-- Start RECORDS TO USE --
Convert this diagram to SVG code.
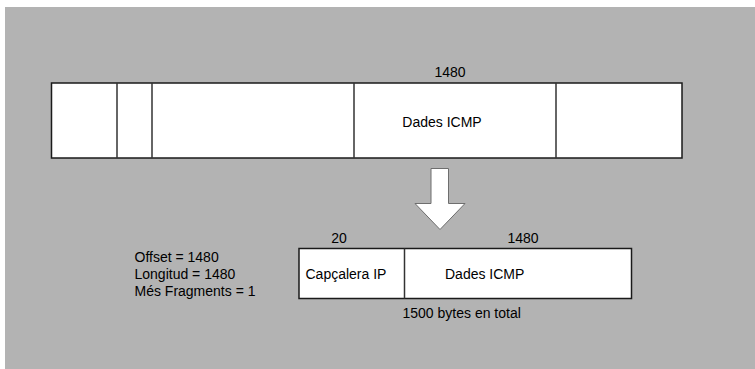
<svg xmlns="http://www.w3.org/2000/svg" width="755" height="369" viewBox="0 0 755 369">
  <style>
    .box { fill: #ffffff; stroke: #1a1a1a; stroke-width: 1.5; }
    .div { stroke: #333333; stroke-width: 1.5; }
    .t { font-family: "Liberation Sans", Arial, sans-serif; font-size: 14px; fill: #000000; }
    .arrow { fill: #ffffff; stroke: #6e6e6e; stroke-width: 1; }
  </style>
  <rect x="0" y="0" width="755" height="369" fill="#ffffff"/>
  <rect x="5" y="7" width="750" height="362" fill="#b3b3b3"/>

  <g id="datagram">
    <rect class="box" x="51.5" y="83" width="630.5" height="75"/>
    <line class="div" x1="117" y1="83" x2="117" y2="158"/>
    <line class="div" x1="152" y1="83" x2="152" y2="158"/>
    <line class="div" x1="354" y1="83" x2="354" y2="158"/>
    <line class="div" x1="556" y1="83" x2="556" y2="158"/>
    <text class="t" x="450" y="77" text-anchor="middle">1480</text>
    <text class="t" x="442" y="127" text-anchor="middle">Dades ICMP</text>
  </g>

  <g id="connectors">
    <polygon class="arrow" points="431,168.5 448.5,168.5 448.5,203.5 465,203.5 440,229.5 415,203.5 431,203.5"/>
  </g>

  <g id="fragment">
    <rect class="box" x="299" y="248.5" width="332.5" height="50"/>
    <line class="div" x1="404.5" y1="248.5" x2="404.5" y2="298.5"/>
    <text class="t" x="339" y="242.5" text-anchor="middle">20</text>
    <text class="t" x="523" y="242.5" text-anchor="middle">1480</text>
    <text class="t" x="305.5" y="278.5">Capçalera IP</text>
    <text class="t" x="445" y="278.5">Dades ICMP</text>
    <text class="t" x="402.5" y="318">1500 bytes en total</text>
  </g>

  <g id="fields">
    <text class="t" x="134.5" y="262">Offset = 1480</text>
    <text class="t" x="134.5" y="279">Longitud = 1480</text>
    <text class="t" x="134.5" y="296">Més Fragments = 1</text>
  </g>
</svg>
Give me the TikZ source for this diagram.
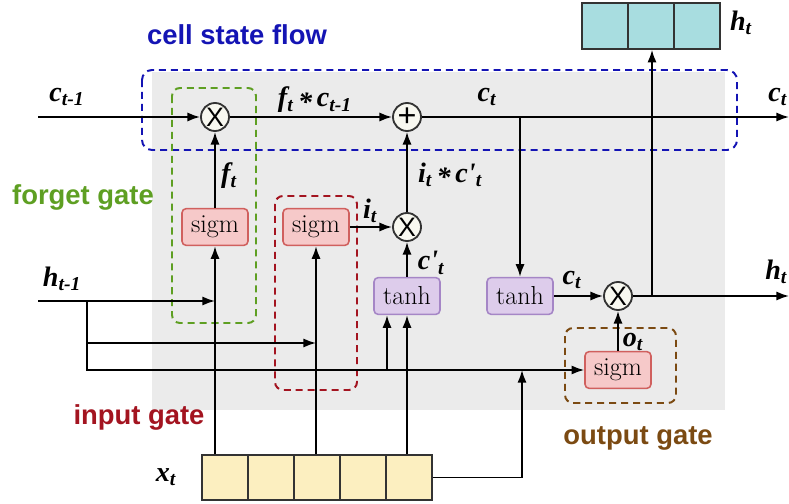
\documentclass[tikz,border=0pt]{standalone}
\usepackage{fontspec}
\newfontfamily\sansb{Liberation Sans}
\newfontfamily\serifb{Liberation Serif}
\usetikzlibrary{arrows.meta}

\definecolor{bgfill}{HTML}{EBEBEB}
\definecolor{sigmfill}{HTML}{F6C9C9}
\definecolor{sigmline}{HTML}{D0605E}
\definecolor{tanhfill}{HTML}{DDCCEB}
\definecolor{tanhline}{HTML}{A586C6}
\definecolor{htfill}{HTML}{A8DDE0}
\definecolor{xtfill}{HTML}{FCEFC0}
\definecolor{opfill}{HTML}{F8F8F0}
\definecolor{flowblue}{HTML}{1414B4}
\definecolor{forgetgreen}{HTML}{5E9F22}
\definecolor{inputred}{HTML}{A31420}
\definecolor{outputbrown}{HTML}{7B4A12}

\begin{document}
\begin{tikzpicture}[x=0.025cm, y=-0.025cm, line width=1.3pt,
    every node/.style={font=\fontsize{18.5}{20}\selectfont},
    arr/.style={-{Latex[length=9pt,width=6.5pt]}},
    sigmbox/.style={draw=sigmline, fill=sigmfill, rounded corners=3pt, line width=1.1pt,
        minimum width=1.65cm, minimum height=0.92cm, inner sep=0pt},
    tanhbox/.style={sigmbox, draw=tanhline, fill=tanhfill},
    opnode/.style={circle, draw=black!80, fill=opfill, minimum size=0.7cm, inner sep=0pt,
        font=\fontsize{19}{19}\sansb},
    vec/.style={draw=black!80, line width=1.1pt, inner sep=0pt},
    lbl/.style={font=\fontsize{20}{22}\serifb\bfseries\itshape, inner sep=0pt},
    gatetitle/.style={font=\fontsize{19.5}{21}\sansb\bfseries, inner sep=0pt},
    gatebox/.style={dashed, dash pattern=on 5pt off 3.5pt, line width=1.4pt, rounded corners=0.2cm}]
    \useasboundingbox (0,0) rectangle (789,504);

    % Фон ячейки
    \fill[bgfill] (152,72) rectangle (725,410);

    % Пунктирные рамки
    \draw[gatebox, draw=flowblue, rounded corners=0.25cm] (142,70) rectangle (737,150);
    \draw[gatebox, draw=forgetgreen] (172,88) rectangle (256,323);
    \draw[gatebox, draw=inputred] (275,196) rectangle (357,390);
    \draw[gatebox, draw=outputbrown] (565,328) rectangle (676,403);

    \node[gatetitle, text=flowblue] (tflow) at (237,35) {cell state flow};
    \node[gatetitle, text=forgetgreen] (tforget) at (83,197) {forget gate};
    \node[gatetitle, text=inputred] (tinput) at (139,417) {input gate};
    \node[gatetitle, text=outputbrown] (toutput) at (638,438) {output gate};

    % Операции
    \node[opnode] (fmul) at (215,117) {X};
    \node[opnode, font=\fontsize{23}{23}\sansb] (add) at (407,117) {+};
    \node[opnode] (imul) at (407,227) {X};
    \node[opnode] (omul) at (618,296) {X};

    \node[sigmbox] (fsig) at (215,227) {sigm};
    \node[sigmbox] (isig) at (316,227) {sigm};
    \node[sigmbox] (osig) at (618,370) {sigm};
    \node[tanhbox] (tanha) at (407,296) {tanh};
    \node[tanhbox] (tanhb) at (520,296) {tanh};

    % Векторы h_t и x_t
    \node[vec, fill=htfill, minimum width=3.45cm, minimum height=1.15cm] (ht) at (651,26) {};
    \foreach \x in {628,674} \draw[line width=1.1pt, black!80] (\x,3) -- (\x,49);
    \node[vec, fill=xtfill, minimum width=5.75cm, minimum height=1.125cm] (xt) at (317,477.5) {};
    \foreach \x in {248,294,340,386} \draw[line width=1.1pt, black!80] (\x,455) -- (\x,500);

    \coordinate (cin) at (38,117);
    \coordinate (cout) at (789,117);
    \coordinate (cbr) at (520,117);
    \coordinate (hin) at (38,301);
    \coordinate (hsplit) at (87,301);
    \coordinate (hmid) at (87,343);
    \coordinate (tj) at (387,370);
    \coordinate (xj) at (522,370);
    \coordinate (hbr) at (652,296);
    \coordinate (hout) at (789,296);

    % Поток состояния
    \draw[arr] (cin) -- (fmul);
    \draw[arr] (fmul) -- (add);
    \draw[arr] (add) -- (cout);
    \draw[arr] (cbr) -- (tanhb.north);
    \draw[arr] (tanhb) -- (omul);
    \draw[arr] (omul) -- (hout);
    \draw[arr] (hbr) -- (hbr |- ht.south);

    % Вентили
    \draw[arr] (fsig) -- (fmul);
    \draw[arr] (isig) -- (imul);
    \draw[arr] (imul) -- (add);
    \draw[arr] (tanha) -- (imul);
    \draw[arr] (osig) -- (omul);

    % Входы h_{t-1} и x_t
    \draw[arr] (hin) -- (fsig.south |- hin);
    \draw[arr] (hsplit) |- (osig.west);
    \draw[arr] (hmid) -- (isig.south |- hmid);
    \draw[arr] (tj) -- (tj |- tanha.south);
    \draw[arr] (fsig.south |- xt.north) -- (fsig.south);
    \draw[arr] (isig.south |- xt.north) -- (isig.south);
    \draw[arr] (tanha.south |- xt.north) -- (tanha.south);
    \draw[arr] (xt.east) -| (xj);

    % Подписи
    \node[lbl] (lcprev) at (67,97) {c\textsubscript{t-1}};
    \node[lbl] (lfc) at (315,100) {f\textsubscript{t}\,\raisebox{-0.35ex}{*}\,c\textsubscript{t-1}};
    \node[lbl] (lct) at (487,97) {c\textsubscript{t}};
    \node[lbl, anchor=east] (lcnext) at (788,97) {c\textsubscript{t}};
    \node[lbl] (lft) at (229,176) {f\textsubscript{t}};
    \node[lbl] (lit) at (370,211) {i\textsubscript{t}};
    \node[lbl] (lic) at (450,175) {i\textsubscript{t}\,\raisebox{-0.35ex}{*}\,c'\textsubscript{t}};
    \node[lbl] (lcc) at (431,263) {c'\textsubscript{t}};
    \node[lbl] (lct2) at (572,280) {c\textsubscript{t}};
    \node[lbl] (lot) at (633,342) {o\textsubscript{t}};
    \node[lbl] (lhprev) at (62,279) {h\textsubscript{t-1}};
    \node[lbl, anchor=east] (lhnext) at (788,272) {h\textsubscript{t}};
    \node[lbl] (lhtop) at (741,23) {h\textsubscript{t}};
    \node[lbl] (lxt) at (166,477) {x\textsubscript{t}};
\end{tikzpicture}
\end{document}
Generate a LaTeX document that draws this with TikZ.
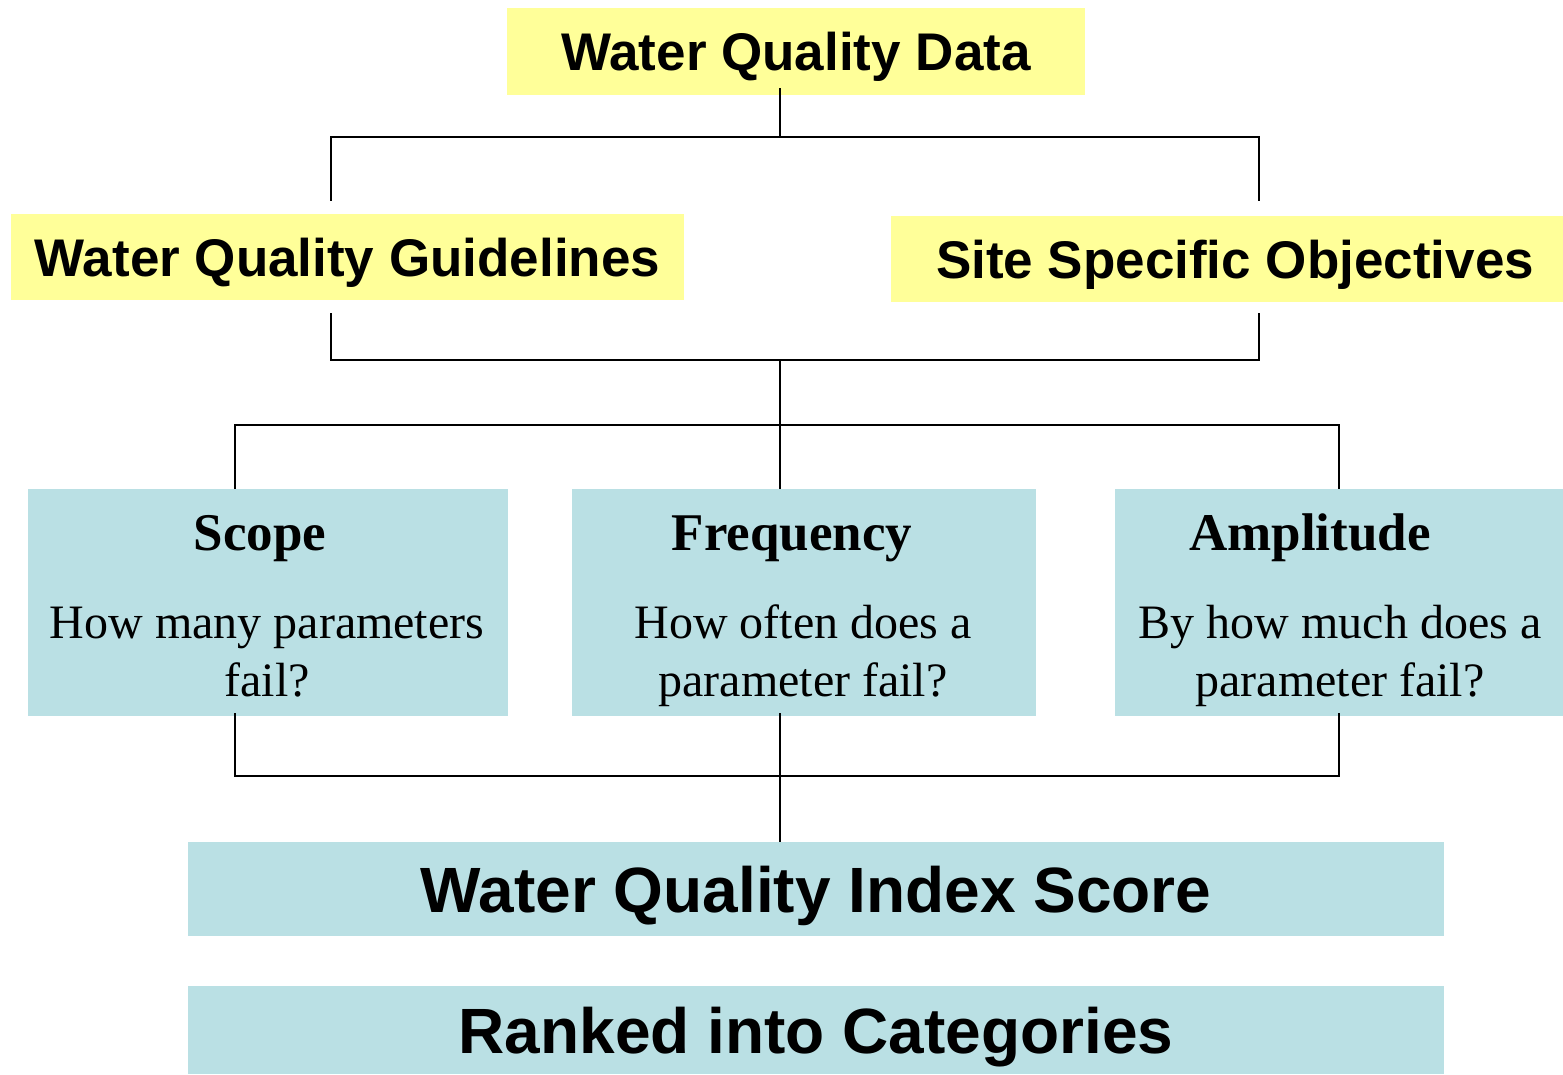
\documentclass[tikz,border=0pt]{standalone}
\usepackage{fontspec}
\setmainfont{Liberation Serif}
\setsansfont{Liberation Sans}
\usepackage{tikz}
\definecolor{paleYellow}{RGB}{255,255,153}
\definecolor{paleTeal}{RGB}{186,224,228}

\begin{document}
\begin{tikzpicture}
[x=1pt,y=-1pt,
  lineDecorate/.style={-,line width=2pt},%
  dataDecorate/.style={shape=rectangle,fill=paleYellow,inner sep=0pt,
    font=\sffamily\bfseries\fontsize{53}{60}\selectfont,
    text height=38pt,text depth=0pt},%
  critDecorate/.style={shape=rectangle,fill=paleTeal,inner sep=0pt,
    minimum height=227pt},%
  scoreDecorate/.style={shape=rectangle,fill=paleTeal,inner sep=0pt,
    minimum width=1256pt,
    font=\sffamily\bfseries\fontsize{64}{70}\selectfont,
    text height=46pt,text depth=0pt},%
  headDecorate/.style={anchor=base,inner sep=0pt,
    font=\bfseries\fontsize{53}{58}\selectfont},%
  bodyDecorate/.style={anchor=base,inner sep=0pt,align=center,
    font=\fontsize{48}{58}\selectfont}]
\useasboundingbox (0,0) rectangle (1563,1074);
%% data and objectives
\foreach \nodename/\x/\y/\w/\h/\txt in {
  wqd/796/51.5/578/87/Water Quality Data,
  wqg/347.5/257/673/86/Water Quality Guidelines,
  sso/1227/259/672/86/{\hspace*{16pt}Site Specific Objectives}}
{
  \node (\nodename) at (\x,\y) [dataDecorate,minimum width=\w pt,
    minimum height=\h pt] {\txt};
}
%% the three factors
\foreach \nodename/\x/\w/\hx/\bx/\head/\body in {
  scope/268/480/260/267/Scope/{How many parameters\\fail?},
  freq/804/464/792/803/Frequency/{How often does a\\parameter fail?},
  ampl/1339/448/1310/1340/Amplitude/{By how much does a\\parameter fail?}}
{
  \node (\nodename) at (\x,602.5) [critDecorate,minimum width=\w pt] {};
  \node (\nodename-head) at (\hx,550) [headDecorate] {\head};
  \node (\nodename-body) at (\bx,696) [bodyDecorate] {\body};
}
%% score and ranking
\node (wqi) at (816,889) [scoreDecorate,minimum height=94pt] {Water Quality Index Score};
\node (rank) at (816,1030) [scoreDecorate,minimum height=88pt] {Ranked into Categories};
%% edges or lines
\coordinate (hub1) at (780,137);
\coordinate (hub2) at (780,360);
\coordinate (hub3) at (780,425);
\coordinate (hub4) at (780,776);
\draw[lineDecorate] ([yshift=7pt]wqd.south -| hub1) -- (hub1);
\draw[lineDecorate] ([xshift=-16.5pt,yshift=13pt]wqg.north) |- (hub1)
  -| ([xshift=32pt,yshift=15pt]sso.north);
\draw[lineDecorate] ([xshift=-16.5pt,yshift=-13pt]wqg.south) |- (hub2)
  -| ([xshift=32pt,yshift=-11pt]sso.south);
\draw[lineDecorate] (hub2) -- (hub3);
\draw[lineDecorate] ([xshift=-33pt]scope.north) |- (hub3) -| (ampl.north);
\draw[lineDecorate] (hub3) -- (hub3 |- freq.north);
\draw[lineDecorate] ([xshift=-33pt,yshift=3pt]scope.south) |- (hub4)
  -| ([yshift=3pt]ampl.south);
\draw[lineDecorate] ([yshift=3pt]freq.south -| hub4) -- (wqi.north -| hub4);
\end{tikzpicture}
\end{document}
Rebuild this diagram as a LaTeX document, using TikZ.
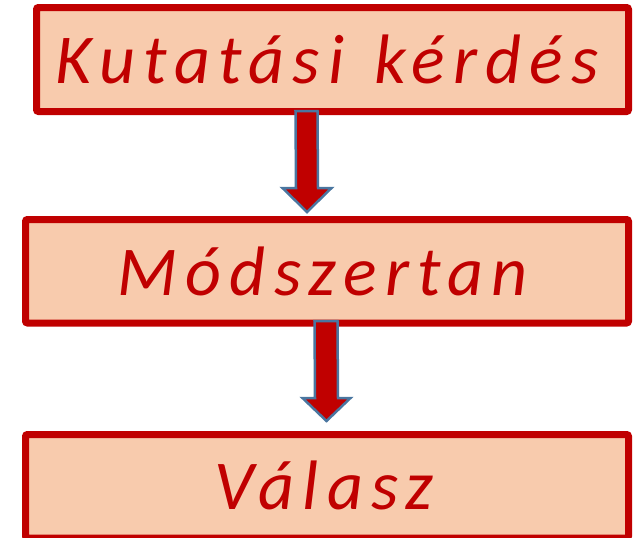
-- End RECORDS TO USE --
* REQUEST
Say how many lines of the material contain the word "this", with no other text.

* EXERCISE RESULT
4